3. This rule governs the presentation of all privileges and work product. It dispenses with objections to written discovery requests on the basis that responsive information or materials are protected bya specific privilege from discovery. Instead, the rule requires parties to state that information or materials have been withheld and to identify the privilege upon which the party relies. The statement should not be made prophylactically, but only when specific information and materials have been withheld. The party must amend or supplement the statement if additional privileged information or material is found subsequent to the initial response. A party need not state that material created by or for lawyers for the litigation has been withheld as it can be assumed that such material will be withheld from virtually any request on the grounds of attorney-client privilege or work product.

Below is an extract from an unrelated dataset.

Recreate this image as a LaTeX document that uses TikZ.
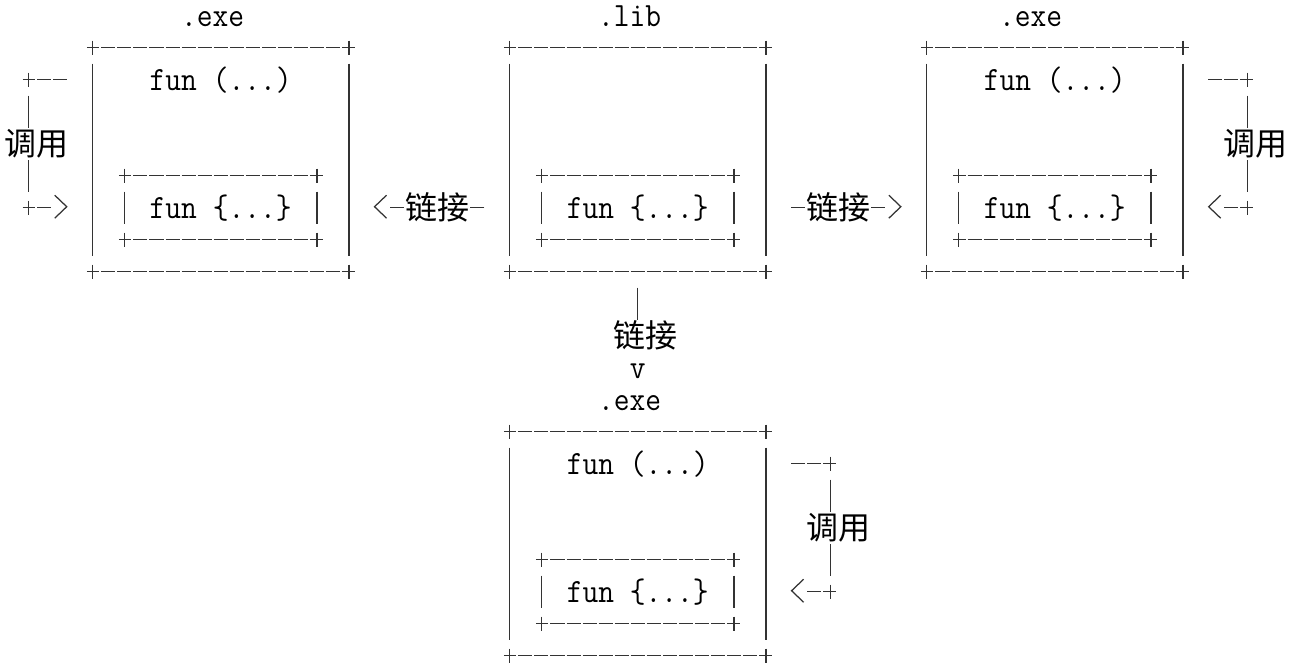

4. Rule 193.3(d) is a new provision that allows a party to assert a claim of privilege to material or information produced inadvertently without intending to waive the privilege. The provision is commonly used in complex cases to reduce costs and risks in large document productions. The focus is on the intent to waive the privilege, not the intent to produce the material or information. A party who fails to diligently screen documents before producing them does not waive a claim of privilege. This rule is thus broader than Tex. R. Evid. 511 and overturns Granada Corp. v. First Court of Appeals, 844 S.W.2d 223 (Tex. 1992), to the extent the two conflict.

5. Any party can request a hearing in which the court will resolve issues brought up in objections or withholding statements. The party seeking to avoid discovery has the burden of proving the objection or privilege.

6. The self-authenticating provision is new. Authentication is, of course, but a condition precedent to admissibility and does not establish admissibility. See Tex. R. Evid. 901(a).